There's really no reason that you can't do this on a smaller scale (it's similar to buying a property to be a landlord). I come from a blue collar background and I have considered purchasing a company and allowing my dad to run it - allowing him to draw a decent salary and turning the business over to someone I trust. A few things I've found:
For example, in my area there was a street sweeping business for $500k. It included 2 street sweepers and their book of business that included ~$125k of EBITDA. However, 2 towns made up 80% of their revenues and the contracts were up for bid in 12 and 16 months. The whole company depended on resigning those towns at favorable rates. Plus, the street sweeping business would suck.
This is called real estate private equity or real asset private equity. It happens all the time. Sure some focus on MNC, but many other focus on bob's soap and suds. They buy car washes, laundromats, tree farms, all of that shit.
The problem lies in the following places:
To do this on a reasonable scale you need funding. Funds can be expensive. This can impact your return significantly.
This:
...and then sell it for even more than you bought it because of various improvements.

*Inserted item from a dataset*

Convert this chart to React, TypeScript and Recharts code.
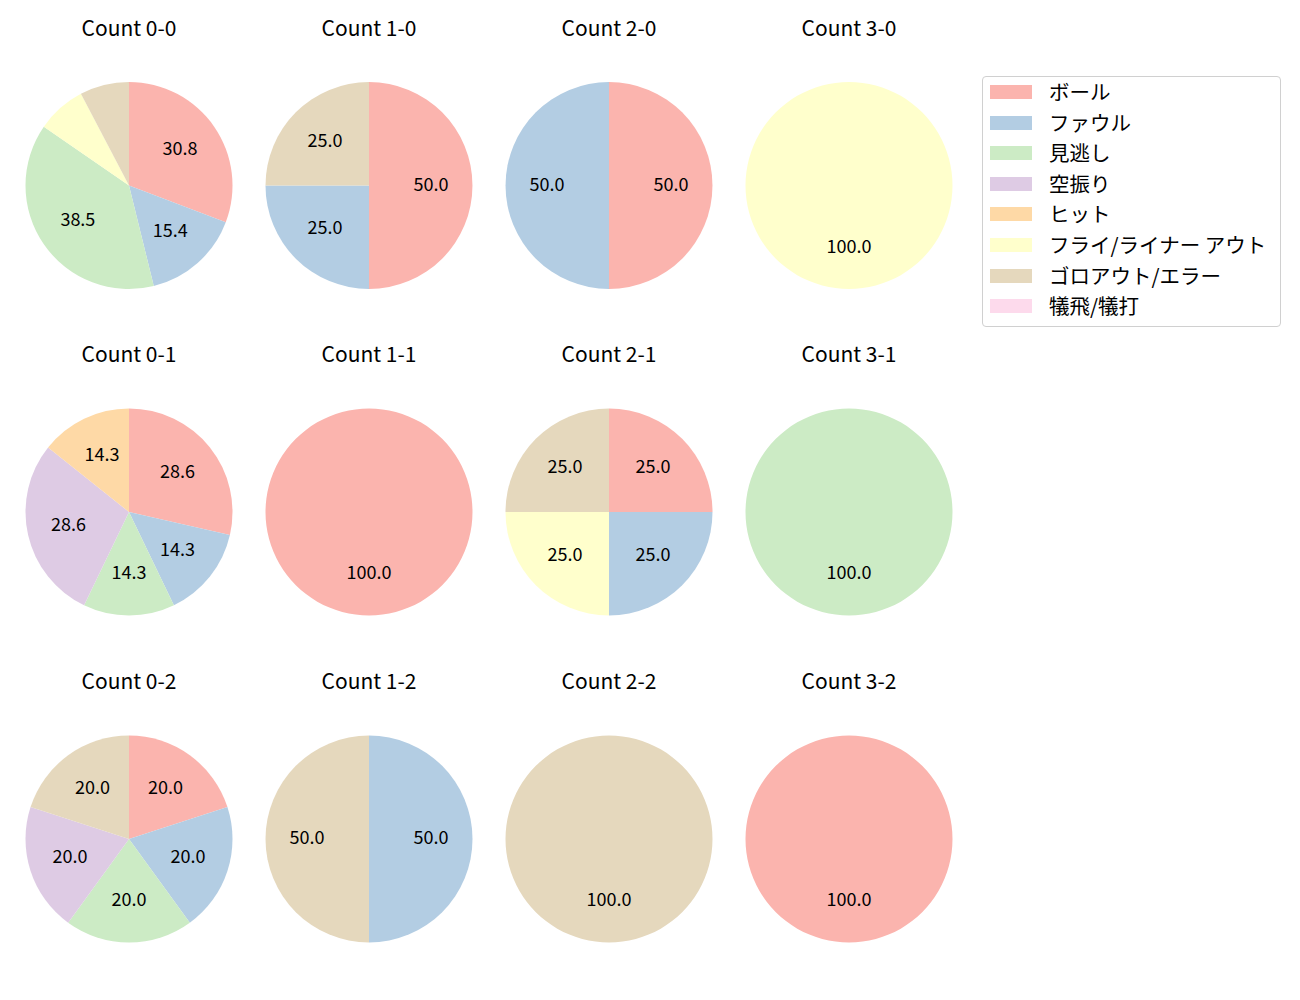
import { PieChart, Pie, Cell } from 'recharts'

const categories = ['ボール', 'ファウル', '見逃し', '空振り', 'ヒット', 'フライ/ライナー アウト', 'ゴロアウト/エラー', '犠飛/犠打']
const colors = ['#fbb4ae', '#b3cde3', '#ccebc5', '#decbe4', '#fed9a6', '#ffffcc', '#e5d8bd', '#fddaec']

const countTitles = [
  ['Count 0-0', 'Count 1-0', 'Count 2-0', 'Count 3-0'],
  ['Count 0-1', 'Count 1-1', 'Count 2-1', 'Count 3-1'],
  ['Count 0-2', 'Count 1-2', 'Count 2-2', 'Count 3-2'],
]

// pitch result counts per situation, aligned with categories
const c00 = [4, 2, 5, 0, 0, 1, 1, 0]
const c10 = [2, 1, 0, 0, 0, 0, 1, 0]
const c20 = [1, 1, 0, 0, 0, 0, 0, 0]
const c30 = [0, 0, 0, 0, 0, 1, 0, 0]
const c01 = [2, 1, 1, 2, 1, 0, 0, 0]
const c11 = [1, 0, 0, 0, 0, 0, 0, 0]
const c21 = [1, 1, 0, 0, 0, 1, 1, 0]
const c31 = [0, 0, 1, 0, 0, 0, 0, 0]
const c02 = [1, 1, 1, 1, 0, 0, 1, 0]
const c12 = [0, 1, 0, 0, 0, 0, 1, 0]
const c22 = [0, 0, 0, 0, 0, 0, 1, 0]
const c32 = [1, 0, 0, 0, 0, 0, 0, 0]

const grid = [
  [c00, c10, c20, c30],
  [c01, c11, c21, c31],
  [c02, c12, c22, c32],
]

const FONT = '"Noto Sans CJK JP", "Noto Sans", sans-serif'
const RAD = Math.PI / 180
const R = 103.5
const colX = [129, 369, 609, 849]
const rowY = [185.5, 512, 839]

function toData(counts: number[]) {
  return counts
    .map((v, i) => ({ name: categories[i], value: v, color: colors[i] }))
    .filter(d => d.value > 0)
}

function renderLabel(props: any) {
  const { cx, cy, midAngle, outerRadius, percent } = props
  const p = percent * 100
  if (p < 10) return null
  const r = outerRadius * 0.6
  const x = cx + r * Math.cos(-midAngle * RAD)
  const y = cy + r * Math.sin(-midAngle * RAD) - 3
  return (
    <text x={x} y={y} textAnchor="middle" dominantBaseline="central" fill="#000" fontSize={18} fontFamily={FONT}>
      {p.toFixed(1)}
    </text>
  )
}

export default function App() {
  return (
    <div style={{ position: 'absolute', left: 0, top: 0, width: 1300, height: 1000, background: '#fff', fontFamily: FONT }}>
      <PieChart width={1300} height={1000} margin={{ top: 0, right: 0, bottom: 0, left: 0 }}>
        {grid.flatMap((row, ri) =>
          row.map((counts, ci) => {
            const data = toData(counts)
            return (
              <Pie
                key={`${ri}-${ci}`}
                data={data}
                dataKey="value"
                nameKey="name"
                cx={colX[ci]}
                cy={rowY[ri]}
                outerRadius={R}
                startAngle={90}
                endAngle={-270}
                stroke="none"
                label={renderLabel}
                labelLine={false}
                isAnimationActive={false}
              >
                {data.map(d => <Cell key={d.name} fill={d.color} />)}
              </Pie>
            )
          })
        )}
      </PieChart>
      {countTitles.flatMap((row, ri) =>
        row.map((t, ci) => (
          <div
            key={t}
            style={{
              position: 'absolute', left: colX[ci] - 100, width: 200, top: rowY[ri] - 170,
              textAlign: 'center', fontSize: 21, lineHeight: '22px', color: '#000',
            }}
          >
            {t}
          </div>
        ))
      )}
      <div
        style={{
          position: 'absolute', left: 982, top: 76, width: 297, height: 249,
          border: '1px solid #d0d0d0', borderRadius: 4, background: '#fff',
        }}
      >
        {categories.map((c, i) => (
          <div key={c} style={{ position: 'absolute', left: 0, top: 7 + i * 30.6, height: 16, display: 'flex', alignItems: 'center' }}>
            <span style={{ position: 'absolute', left: 7, width: 42, height: 14, background: colors[i] }} />
            <span style={{ position: 'absolute', left: 66, top: -4, fontSize: 20.5, lineHeight: '22px', whiteSpace: 'nowrap', color: '#000' }}>{c}</span>
          </div>
        ))}
      </div>
    </div>
  )
}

It is like improving your house. Dollars in versus dollars of value-added rarely add up. If it were a retail center you would lease it up and that generates money but putting new tiles in your laundromat does not.
That said, at this price you would likely still have a good return even without the investment. Commercial Real estate investors make a living off it.
I would bet that laundromats trade on a cap rate though. If this thing pulled in $60k operating income, at $150k that implies a 40% cap rate. I would guess the value is closer to $500k (12% cap) and I would buy it and flip it for that...if this is a real opportunity.
The problem is that not many people are this stupid so good luck finding other commercial real estate pieces at a 40% cap rate.
well as far as the access to debt, most of the businesses ive found the debt is actually being offered by the sellers themselves. As far as im concerned i actually view that as a huge plus because it shows theyre confident in the business going forward (not selling a lemon) because theyre not trying to completely exit.
as for comparing this to a repe, i was under the impression repes were mostly just in it for like the rent, as opposed to the underlying business. whereas this you're actually operationally involved, even paying rent in most cases.
The only flag i can really see wud b inflated financials being presented to speed up the sale (kinda hard to audit Billy's laundromat i'd imagine). then again idk if a laundromat grossing 90k/yr is really too outlandish a claim to raise a flag imho
Ask for a few years worth of tax returns. On taxes they're incentivized to under estimate income. Try to pay a multiple of their tax $.
So long, so many pointless sentences... tl;dr
Edit: Okay, I read some of the middle parts and got the gist of what you are saying. I think people actually do this all the time (but perhaps without the intention of selling so quickly), but they don't call themselves PE professionals when they only own a few laundromats or gas stations. They just call it work.